Maintain Your Standards and Still Save Money:  I jokingly say that I'm cheap, but I'm really not.  I do have my standards.  I don't buy food products at garage sales unless it's a lemonade sold by entrepreneurial kids.  I may be a bargain addict; but I never buy used drugs or cosmetics.  I never buy used things for gifts, unless the receiver enjoys antiques.  Oh, dear, did I say, "never?"  I picked up a whole box of beautiful, hand-crafted wooden Christmas ornaments.  I placed them into three separate bags and saved them for each of the kids' first Christmas as a married couple.

Consider buying gifts (new ones!) throughout the year.  This is great for gifts to be given to grown family members and friends.  Children are harder to do this with, since their likes and dislikes change so often.  I shop at sales and purchase gifts for birthdays and Christmas all year round.  This not only provides for overall savings, but it doesn't put such a burden on our holiday budget and it saves a lot of time.  By the way, I have picked up some nice quality gift wrap, bags and cards at a number of garage sales.  That saves much more than you can imagine!

Save at Swap Meets:  In our area swap meets have changed over the years.  They used to be like giant garage sales with almost anything you could imagine.  Now, they've become big business and are more like strip mall shopping.  The same vendors are there week after week and, though prices may be less than retail, you need to be cautious.  Unlike outlet stores, these vendors have purchased items in large quantities and they aren't always as particular about their reputations as larger retailers are.  Swap meets can be fun to attend.  Always get there early and be prepared to do lots of walking. 

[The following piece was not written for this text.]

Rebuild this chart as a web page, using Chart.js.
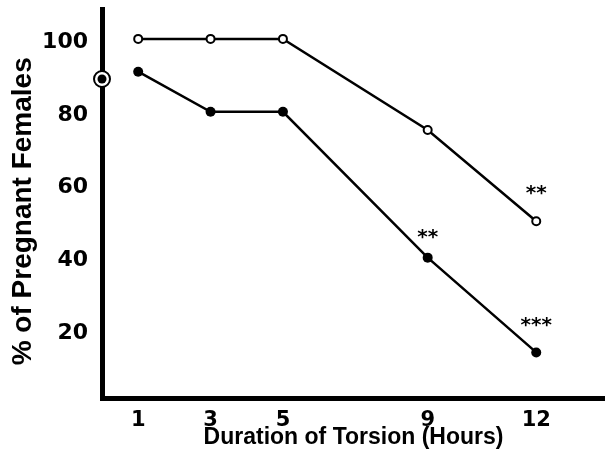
<!DOCTYPE html>
<html><head><meta charset="utf-8">
<script src="https://cdn.jsdelivr.net/npm/chart.js@4"></script>
<style>html,body{margin:0;padding:0;background:#fff;}#wrap{width:605px;height:472px;}</style>
</head><body><div id="wrap"><canvas id="c" width="605" height="472"></canvas></div>
<script>
const hours = [1, 3, 5, 9, 12];
const openSeries = [100, 100, 100, 75, 50];
const filledSeries = [91, 80, 80, 40, 14];
const controlHour = [0];
const controlValue = [89];
const xTickValues = [1, 3, 5, 9, 12];
const yTickValues = [20, 40, 60, 80, 100];
const noteHours = [12, 9, 12];
const noteValues = [58.6, 46.5, 22.4];
const noteTexts = ['**', '**', '***'];

const toPts = (xs, ys) => xs.map((v, i) => ({x: v, y: ys[i]}));

const notesPlugin = {
  id: 'notes',
  afterDatasetsDraw(chart) {
    const {ctx, scales: {x, y}} = chart;
    ctx.save();
    ctx.fillStyle = '#000';
    ctx.font = 'bold 20px "DejaVu Sans"';
    ctx.textAlign = 'center';
    ctx.textBaseline = 'middle';
    noteTexts.forEach((t, i) => {
      ctx.fillText(t, x.getPixelForValue(noteHours[i]), y.getPixelForValue(noteValues[i]) + 4);
    });
    ctx.restore();
  }
};

new Chart(document.getElementById('c'), {
  type: 'line',
  data: {
    datasets: [
      {data: toPts(hours, openSeries), borderColor: '#000', borderWidth: 2.5, pointRadius: 4, pointBorderWidth: 2,
       pointBackgroundColor: '#fff', pointBorderColor: '#000', fill: false, tension: 0, order: 0},
      {data: toPts(hours, filledSeries), borderColor: '#000', borderWidth: 2.5, pointRadius: 5, pointBorderWidth: 0,
       pointBackgroundColor: '#000', pointBorderColor: '#000', fill: false, tension: 0, order: 0},
      {data: toPts(controlHour, controlValue), showLine: false, pointRadius: 8, pointBorderWidth: 2,
       pointBackgroundColor: '#fff', pointBorderColor: '#000', clip: false, order: 2},
      {data: toPts(controlHour, controlValue), showLine: false, pointRadius: 4.5, pointBorderWidth: 0,
       pointBackgroundColor: '#000', pointBorderColor: '#000', clip: false, order: 1}
    ]
  },
  options: {
    responsive: false,
    devicePixelRatio: 1,
    animation: false,
    layout: {autoPadding: false, padding: {top: 9, left: 0, right: 0, bottom: 0}},
    plugins: {legend: {display: false}, tooltip: {enabled: false}},
    scales: {
      x: {
        type: 'linear', min: 0, max: 13.9,
        afterBuildTicks: s => { s.ticks = xTickValues.map(v => ({value: v})); },
        afterFit: s => { s.height = 74; s.paddingLeft = 0; s.paddingRight = 0; },
        grid: {display: false, drawTicks: false},
        border: {display: true, color: '#000', width: 5},
        ticks: {color: '#000', font: {family: 'DejaVu Sans', weight: 'bold', size: 21}, padding: 10,
                maxRotation: 0, autoSkip: false},
        title: {display: true, text: 'Duration of Torsion (Hours)', color: '#000',
                font: {family: 'Liberation Sans', weight: 'bold', size: 23}, padding: {top: 0, bottom: 21}}
      },
      y: {
        type: 'linear', min: 1.5, max: 108.2,
        afterBuildTicks: s => { s.ticks = yTickValues.map(v => ({value: v})); },
        afterFit: s => { s.width = 102; s.paddingTop = 0; s.paddingBottom = 0; },
        grid: {display: false, drawTicks: false},
        border: {display: true, color: '#000', width: 5},
        ticks: {color: '#000', font: {family: 'DejaVu Sans', weight: 'bold', size: 22}, padding: 14,
                labelOffset: 3, autoSkip: false},
        title: {display: true, text: '% of Pregnant Females  ', color: '#000',
                font: {family: 'Liberation Sans', weight: 'bold', size: 28}, padding: {top: 6, bottom: 0}}
      }
    }
  },
  plugins: [notesPlugin]
});
</script></body></html>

Many items aren't marked, so be ready to ask and bargain on everything!  Many of these vendors love the sport of the deal.  Check out each aisle before you buy.  Sometimes the same merchandise is being sold at other booths for less.

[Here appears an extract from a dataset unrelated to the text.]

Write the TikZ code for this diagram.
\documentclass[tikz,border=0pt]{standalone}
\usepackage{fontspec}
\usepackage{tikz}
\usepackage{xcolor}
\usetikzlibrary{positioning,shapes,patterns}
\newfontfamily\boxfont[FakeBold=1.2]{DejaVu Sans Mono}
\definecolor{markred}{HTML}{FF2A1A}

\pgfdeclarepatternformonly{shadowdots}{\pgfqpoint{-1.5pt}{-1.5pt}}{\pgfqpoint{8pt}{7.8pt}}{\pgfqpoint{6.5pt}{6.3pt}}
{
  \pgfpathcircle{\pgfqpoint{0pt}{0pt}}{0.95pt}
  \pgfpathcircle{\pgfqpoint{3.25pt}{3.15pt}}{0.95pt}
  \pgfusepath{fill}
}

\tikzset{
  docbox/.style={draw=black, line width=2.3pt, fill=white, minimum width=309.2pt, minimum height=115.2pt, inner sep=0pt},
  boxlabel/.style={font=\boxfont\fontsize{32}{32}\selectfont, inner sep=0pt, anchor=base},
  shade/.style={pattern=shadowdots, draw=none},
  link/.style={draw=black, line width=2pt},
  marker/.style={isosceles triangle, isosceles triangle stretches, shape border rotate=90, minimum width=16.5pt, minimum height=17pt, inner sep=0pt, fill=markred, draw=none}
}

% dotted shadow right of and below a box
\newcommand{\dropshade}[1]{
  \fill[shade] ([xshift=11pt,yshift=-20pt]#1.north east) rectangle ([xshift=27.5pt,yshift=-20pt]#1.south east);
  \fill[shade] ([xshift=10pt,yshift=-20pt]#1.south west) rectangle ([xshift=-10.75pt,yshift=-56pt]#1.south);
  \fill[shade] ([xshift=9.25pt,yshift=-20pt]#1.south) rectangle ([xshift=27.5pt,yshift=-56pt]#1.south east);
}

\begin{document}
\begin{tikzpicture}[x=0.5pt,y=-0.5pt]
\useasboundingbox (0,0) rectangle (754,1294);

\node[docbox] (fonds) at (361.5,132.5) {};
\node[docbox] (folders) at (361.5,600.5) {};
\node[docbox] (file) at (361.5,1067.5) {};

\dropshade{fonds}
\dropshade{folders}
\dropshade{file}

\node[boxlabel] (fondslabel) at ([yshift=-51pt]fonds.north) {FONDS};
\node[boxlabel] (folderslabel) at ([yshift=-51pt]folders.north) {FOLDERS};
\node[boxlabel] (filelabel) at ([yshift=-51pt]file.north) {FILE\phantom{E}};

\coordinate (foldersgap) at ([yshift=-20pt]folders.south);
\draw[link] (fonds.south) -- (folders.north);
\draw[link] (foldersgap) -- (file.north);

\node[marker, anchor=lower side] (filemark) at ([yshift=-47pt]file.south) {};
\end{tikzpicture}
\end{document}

Save at Auctions:  Cal and I owned a Goods and Services Auction business that benefited the nonprofit community.  If a charitable organization is planning an auction, you can offer to get something donated and go bid on it yourself.  Everybody wins.  The merchant gains community exposure, the nonprofit organization makes money and you'll probably make your purchase for much less than the retail price.  Sometimes, however, items do sell for more than retail because the audience is supporting the organization.  To save you money, this technique works best on unique or specialized items.  That generally reduces competition on the bidding.

There are all kinds of auctions.  Real estate, art, antiques, junk, office equipment, and automobiles are auctioned on a regular basis.  School districts, police departments, cities and other government agencies hold auctions all the time.  EBay and other Internet sites are another fun way to buy or sell things.  Check the appendix for further information on auctions.  Be sure to be prepared with proper payment.  Some require cash, while others require cashier's checks just to obtain a bidding number.  Always go prepared, so you aren't disappointed.  Also be sure you know the conditions of the sale.  Many times your sale will be final -- no returns, no refunds.  Most of the time you will be buying the items "as is."  Know the price range of the items you will bid on.  If you're not sure, set a maximum figure in your own mind and stick to it.  Auction bidding can be very contagious, which could be costly in terms of dollars.  In other words, control yourself.

Be particularly cautious at auto auctions.  We recently attended our first one.  Some cars didn't even start and those that did were started only.  You couldn't test drive them or even see if the transmission worked.  This could result in major repair costs on your otherwise "great deal."  Some were from a towing yard and had no keys.  That is an additional expense to consider.  Also be sure you know about any tax, licensing or other fees that might be added to your final purchase costs.  We recommend you go and watch the first time and take your money only if you feel comfortable.  Many times used car dealers will be bidding against you.  The prices may not be as good as you would expect.  Just go with your eyes open and listen to the Holy Spirit for guidance.